Pre-draft measurables
| Height | Weight | 40-yard dash | 10-yard split | 20-yard split | 20-yard shuttle | Three-cone drill | Vertical jump | Broad jump | Bench press |
| 6 ft 1 in (1.85 m) | 220 lb (100 kg) | 4.57 s | 1.61 s | 2.59 s | 4.52 s | 7.45 s | 36 in (0.91 m) | 9 ft 6 in (2.90 m) | 15 reps |
All values from South Florida Pro Day

===Los Angeles Chargers===
After going undrafted, Harris signed with the Los Angeles Chargers on May 12, 2017. He played in five games, starting 1, in 2017, recording eight solo tackles and three tackle assists. He was waived on October 16, 2017.

===New York Giants===
On October 17, 2017, Harris was claimed off waivers by the New York Giants. On November 7, 2017, he was placed on injured reserve with a ribs injury. He was waived with an injury settlement on December 6, 2017.

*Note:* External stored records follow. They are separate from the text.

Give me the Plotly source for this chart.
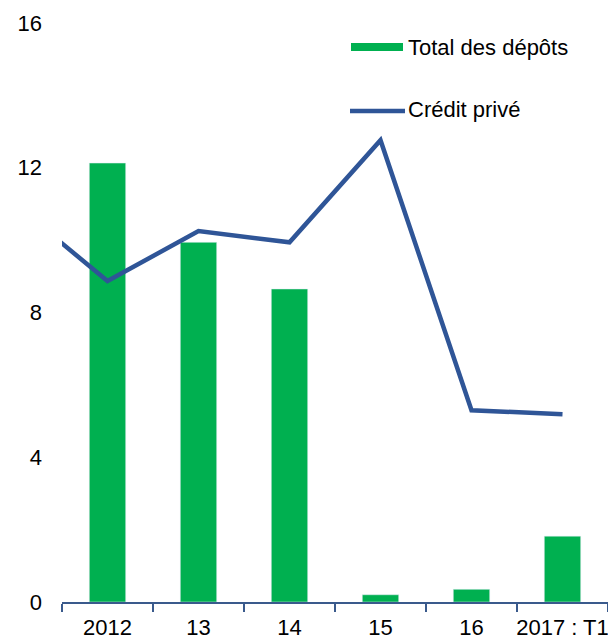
import plotly.graph_objects as go

categories = ["2011", "2012", "13", "14", "15", "16", "2017 : T1"]
depots = [None, 12.13, 9.94, 8.65, 0.2, 0.35, 1.82]
credit = [10.95, 8.87, 10.25, 9.94, 12.76, 5.30, 5.19]
y_ticks = [0, 4, 8, 12, 16]

FONT = "Liberation Sans, Arial, sans-serif"
GREEN = "#00B050"
BLUE = "#2F5597"
AXIS = "#3A5A8C"
FS = 22

W, H = 608, 636
L, R, T, B = 62, 0, 23, 34
PW, PH = W - L - R, H - T - B


def px(x):
    return (x - L) / PW


def py(y):
    return (H - B - y) / PH


fig = go.Figure()
fig.add_trace(go.Bar(x=categories, y=depots, marker_color=GREEN, width=0.4,
                     name="Total des dépôts", showlegend=False))
fig.add_trace(go.Scatter(x=categories, y=credit, mode="lines",
                         line=dict(color=BLUE, width=4.5),
                         name="Crédit privé", showlegend=False))

fig.update_layout(
    width=W, height=H,
    margin=dict(l=L, r=R, t=T, b=B, autoexpand=False),
    plot_bgcolor="white", paper_bgcolor="white",
    font=dict(family=FONT, size=FS, color="black"),
    xaxis=dict(type="category", range=[0.5, 6.5], tickson="boundaries",
               ticks="outside", ticklen=8, tickwidth=1.5, tickcolor=AXIS,
               showline=True, linecolor=AXIS, linewidth=1.5,
               showgrid=False, zeroline=False, tickfont=dict(size=FS),
               tickangle=0, automargin=False, ticklabelstandoff=5),
    yaxis=dict(range=[0, 16], tickvals=y_ticks, showgrid=False, zeroline=False,
               showline=False, ticks="", ticklabelstandoff=19,
               tickfont=dict(size=FS), automargin=False),
    shapes=[
        dict(type="rect", xref="paper", yref="paper",
             x0=px(351), x1=px(403), y0=py(51), y1=py(43),
             fillcolor=GREEN, line=dict(width=0)),
        dict(type="line", xref="paper", yref="paper",
             x0=px(350), x1=px(405), y0=py(111), y1=py(111),
             line=dict(color=BLUE, width=4.5)),
    ],
    annotations=[
        dict(text="Total des dépôts", xref="paper", yref="paper",
             x=px(406), y=py(47), xanchor="left", yanchor="middle",
             showarrow=False, font=dict(size=FS)),
        dict(text="Crédit privé", xref="paper", yref="paper",
             x=px(406), y=py(110), xanchor="left", yanchor="middle",
             showarrow=False, font=dict(size=FS)),
    ],
)

fig.write_html("out.html", config={"displayModeBar": False},
               post_script="document.body.style.margin='0';document.body.style.overflow='hidden';")
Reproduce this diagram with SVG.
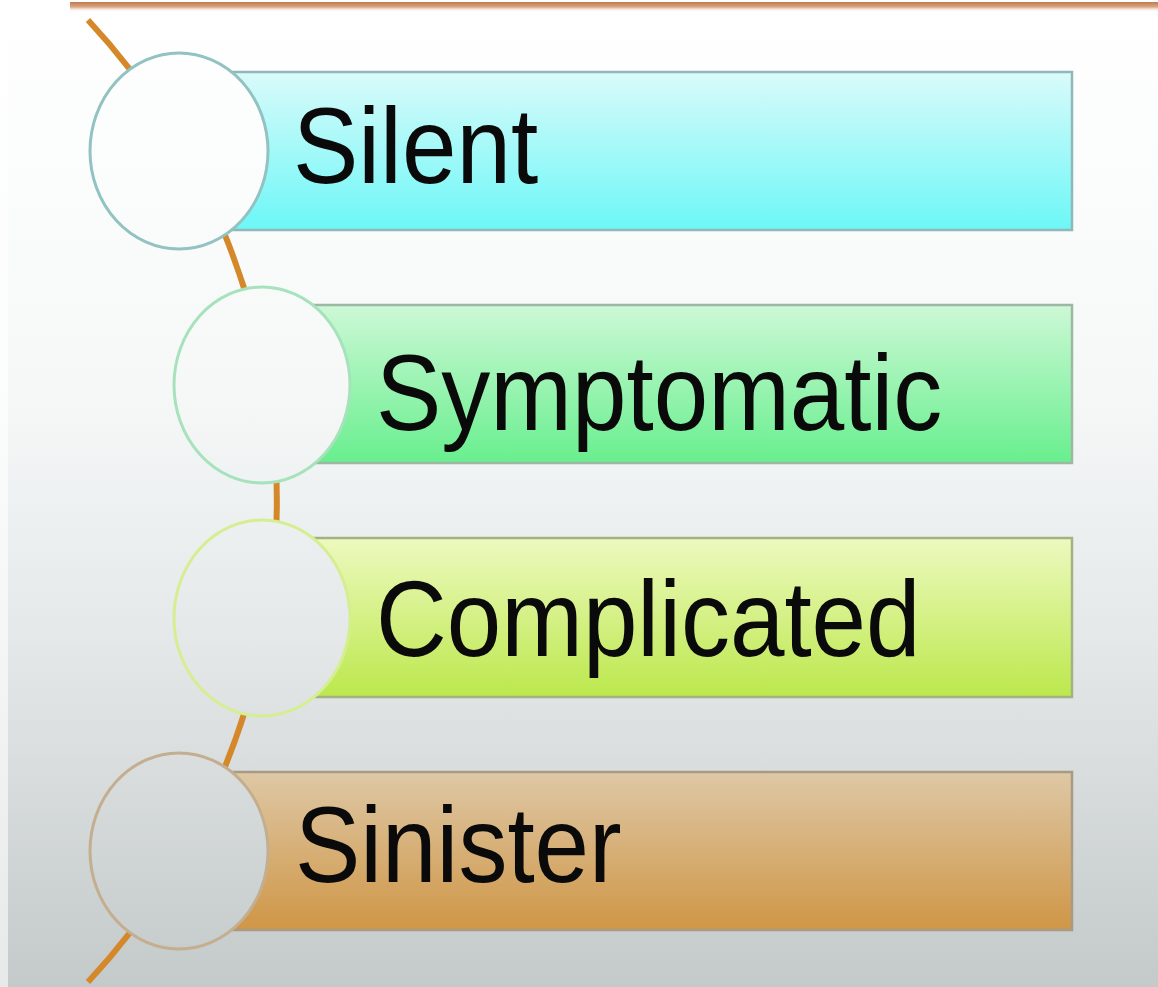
<svg xmlns="http://www.w3.org/2000/svg" width="1158" height="987" viewBox="0 0 1158 987">
<defs>
<linearGradient id="bg" gradientUnits="userSpaceOnUse" x1="0" y1="0" x2="0" y2="987">
<stop offset="0" stop-color="#ffffff"/>
<stop offset="0.4" stop-color="#f6f8f8"/>
<stop offset="0.65" stop-color="#e4e8e8"/>
<stop offset="1" stop-color="#c4c9c9"/>
</linearGradient>
<linearGradient id="topband" x1="0" y1="0" x2="0" y2="1">
<stop offset="0" stop-color="#c07a50"/>
<stop offset="0.5" stop-color="#dca680"/>
<stop offset="1" stop-color="#ffffff" stop-opacity="0"/>
</linearGradient>
<linearGradient id="g1" x1="0" y1="0" x2="0" y2="1">
<stop offset="0" stop-color="#dafafa"/>
<stop offset="1" stop-color="#6cf7f7"/>
</linearGradient>
<linearGradient id="g2" x1="0" y1="0" x2="0" y2="1">
<stop offset="0" stop-color="#cdf8d6"/>
<stop offset="1" stop-color="#68ef8e"/>
</linearGradient>
<linearGradient id="g3" x1="0" y1="0" x2="0" y2="1">
<stop offset="0" stop-color="#edf9bf"/>
<stop offset="1" stop-color="#bce84c"/>
</linearGradient>
<linearGradient id="g4" x1="0" y1="0" x2="0" y2="1">
<stop offset="0" stop-color="#dec8a6"/>
<stop offset="1" stop-color="#cf9646"/>
</linearGradient>
</defs>
<style>
.box{stroke-width:2.5}
.ring{fill:url(#bg);stroke-width:3}
.lbl{font-family:"Liberation Sans",Arial,sans-serif;font-size:98px;fill:#0a0a0a}
.spine{fill:none;stroke:#d4882a;stroke-width:6}
</style>
<rect width="1158" height="987" fill="url(#bg)"/>
<rect x="0" y="0" width="8" height="987" fill="#ffffff" opacity="0.6"/>
<rect x="70" y="2" width="1088" height="10" fill="url(#topband)"/>
<g id="connectors">
<path class="spine" d="M 88 20 A 707 707 0 0 1 88 982"/>
</g>
<g id="silent">
<rect class="box" x="179" y="72" width="893" height="158" fill="url(#g1)" stroke="#93b6b6"/>
<ellipse class="ring" cx="179" cy="151" rx="89" ry="98" stroke="#92c2c2"/>
<text class="lbl" transform="translate(293,183) scale(1,1.1)">Silent</text>
</g>
<g id="symptomatic">
<rect class="box" x="262" y="305" width="810" height="158" fill="url(#g2)" stroke="#9cb8a2"/>
<ellipse class="ring" cx="262" cy="385" rx="88" ry="98" stroke="#a6e2bc"/>
<text class="lbl" transform="translate(376,430) scale(1,1.1)">Symptomatic</text>
</g>
<g id="complicated">
<rect class="box" x="262" y="538" width="810" height="159" fill="url(#g3)" stroke="#a2b282"/>
<ellipse class="ring" cx="262" cy="618" rx="88" ry="98" stroke="#d6ee92"/>
<text class="lbl" transform="translate(376,656) scale(1,1.1)">Complicated</text>
</g>
<g id="sinister">
<rect class="box" x="179" y="772" width="893" height="158" fill="url(#g4)" stroke="#a89a84"/>
<ellipse class="ring" cx="179" cy="851" rx="89" ry="98" stroke="#c4ae90"/>
<text class="lbl" transform="translate(295,882) scale(1,1.1)">Sinister</text>
</g>
</svg>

===Tampa Bay Buccaneers===
On December 13, 2017, Harris was signed to the Tampa Bay Buccaneers' practice squad. He was promoted to the active roster on December 20, 2017.

On September 1, 2018, Harris was waived by the Buccaneers.

===Arizona Cardinals===
On September 18, 2018, Harris was signed to the Arizona Cardinals' practice squad. He was released on October 2, 2018.

===Tennessee Titans===
On October 9, 2018, Harris was signed to the Tennessee Titans practice squad. He was promoted to the active roster on December 20, 2018.

On August 19, 2019, Harris was waived/injured by the Titans and placed on injured reserve. He was waived from injured reserve with an injury settlement on August 23. He was re-signed to the practice squad on October 15. He was promoted to the active roster on December 18, 2019. He was waived on December 23 and re-signed to the practice squad. He signed a reserve/future contract with the Titans on January 20, 2020. He was waived on July 26, 2020.

===Saskatchewan Roughriders===
Harris signed with the Saskatchewan Roughriders of the CFL on April 12, 2021. On February 14, 2023, Harris became a free agent.

=== San Antonio Brahmas ===
On October 19, 2023, Harris signed with San Antonio Brahmas of the XFL. He was removed from the roster on February 15, 2024.

==Personal life==
Harris' brother, Brandon, and cousin, Lindsey Lamar, both played college football at South Florida.